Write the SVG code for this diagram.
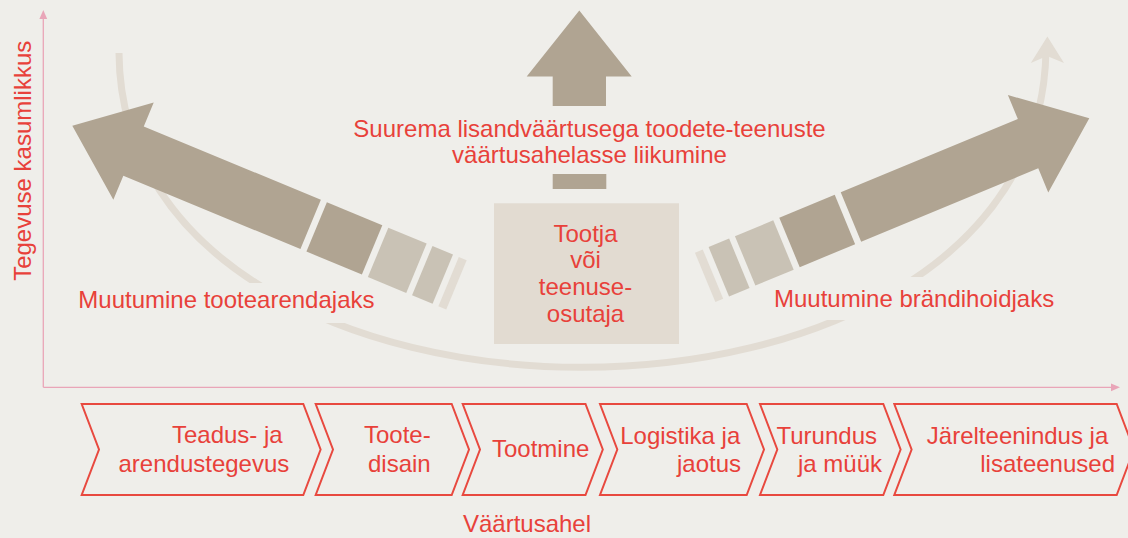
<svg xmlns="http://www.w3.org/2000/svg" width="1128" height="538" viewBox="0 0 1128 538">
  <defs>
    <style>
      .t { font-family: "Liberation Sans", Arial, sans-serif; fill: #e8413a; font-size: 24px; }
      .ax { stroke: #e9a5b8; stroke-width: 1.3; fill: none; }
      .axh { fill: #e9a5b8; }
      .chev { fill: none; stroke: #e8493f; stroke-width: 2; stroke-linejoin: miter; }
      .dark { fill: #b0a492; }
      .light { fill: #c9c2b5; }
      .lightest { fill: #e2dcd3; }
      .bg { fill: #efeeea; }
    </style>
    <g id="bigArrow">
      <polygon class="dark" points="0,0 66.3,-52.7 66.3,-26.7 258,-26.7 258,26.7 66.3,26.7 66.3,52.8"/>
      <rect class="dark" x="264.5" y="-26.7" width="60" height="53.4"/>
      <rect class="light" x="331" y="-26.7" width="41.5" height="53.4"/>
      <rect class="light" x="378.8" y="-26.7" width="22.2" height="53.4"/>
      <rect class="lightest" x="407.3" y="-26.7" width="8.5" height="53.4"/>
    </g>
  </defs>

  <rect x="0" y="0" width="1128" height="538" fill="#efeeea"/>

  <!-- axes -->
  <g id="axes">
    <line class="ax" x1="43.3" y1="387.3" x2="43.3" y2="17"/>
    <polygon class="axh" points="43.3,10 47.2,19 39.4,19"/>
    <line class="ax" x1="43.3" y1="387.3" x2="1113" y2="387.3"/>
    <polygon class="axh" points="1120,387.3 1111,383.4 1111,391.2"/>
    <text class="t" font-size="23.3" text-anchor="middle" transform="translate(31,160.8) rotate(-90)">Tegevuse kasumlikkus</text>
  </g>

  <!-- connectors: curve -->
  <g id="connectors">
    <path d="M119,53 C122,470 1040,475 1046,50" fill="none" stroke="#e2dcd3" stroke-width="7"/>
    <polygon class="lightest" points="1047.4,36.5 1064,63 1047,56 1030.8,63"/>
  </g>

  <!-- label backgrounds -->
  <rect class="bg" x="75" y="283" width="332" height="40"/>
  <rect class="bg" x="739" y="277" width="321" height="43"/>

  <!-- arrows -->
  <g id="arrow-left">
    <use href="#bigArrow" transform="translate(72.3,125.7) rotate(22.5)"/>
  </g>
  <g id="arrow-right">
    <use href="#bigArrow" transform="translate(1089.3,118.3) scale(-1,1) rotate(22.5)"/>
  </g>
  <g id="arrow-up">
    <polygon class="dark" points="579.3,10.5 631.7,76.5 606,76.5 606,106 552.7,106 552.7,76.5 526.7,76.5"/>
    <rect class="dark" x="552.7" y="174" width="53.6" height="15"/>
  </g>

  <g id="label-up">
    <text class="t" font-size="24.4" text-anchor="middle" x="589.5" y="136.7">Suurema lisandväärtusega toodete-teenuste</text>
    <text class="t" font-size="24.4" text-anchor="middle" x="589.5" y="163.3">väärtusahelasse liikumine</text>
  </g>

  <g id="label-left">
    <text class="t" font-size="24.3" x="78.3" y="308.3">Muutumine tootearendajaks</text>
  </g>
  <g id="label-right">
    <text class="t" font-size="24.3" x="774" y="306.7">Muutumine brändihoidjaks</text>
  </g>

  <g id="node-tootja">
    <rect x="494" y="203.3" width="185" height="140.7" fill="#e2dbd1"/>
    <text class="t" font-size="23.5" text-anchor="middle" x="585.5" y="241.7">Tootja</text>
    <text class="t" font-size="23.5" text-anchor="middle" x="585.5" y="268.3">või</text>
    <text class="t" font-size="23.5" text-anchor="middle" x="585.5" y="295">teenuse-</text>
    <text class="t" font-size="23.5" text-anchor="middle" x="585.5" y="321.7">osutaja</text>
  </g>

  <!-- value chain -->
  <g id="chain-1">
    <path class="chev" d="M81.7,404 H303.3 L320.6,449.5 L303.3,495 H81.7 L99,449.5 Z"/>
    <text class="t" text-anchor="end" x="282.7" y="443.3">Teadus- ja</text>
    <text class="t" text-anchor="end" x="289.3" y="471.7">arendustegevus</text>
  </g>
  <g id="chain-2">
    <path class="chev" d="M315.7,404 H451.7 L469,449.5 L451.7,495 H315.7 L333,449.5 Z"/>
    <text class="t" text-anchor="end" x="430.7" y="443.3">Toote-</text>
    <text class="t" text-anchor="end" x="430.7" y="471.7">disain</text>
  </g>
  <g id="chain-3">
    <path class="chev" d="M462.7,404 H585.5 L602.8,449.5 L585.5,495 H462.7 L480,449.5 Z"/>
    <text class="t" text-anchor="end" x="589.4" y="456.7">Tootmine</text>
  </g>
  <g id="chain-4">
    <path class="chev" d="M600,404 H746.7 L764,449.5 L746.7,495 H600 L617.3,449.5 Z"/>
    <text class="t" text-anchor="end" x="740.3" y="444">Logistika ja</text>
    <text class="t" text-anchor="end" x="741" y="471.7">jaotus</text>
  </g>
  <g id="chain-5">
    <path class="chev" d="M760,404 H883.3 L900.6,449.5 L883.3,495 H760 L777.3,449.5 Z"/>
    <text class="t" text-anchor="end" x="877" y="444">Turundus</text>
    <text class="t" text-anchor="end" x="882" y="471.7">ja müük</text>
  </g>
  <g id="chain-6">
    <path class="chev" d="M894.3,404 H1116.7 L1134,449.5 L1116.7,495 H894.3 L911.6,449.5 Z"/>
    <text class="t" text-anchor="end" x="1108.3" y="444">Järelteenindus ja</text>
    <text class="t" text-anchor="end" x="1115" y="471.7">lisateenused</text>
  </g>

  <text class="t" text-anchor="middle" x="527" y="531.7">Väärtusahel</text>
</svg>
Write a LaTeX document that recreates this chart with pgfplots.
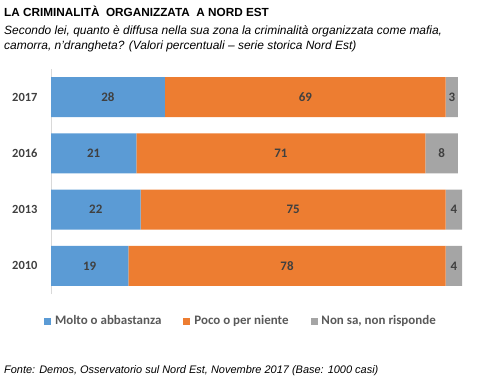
*-*-*
[Direction] Show all lines from the listing above in which "this" appears.

[Exercise answer]
Write the SVG code for this diagram.
Write a LaTeX document that recreates this chart with pgfplots.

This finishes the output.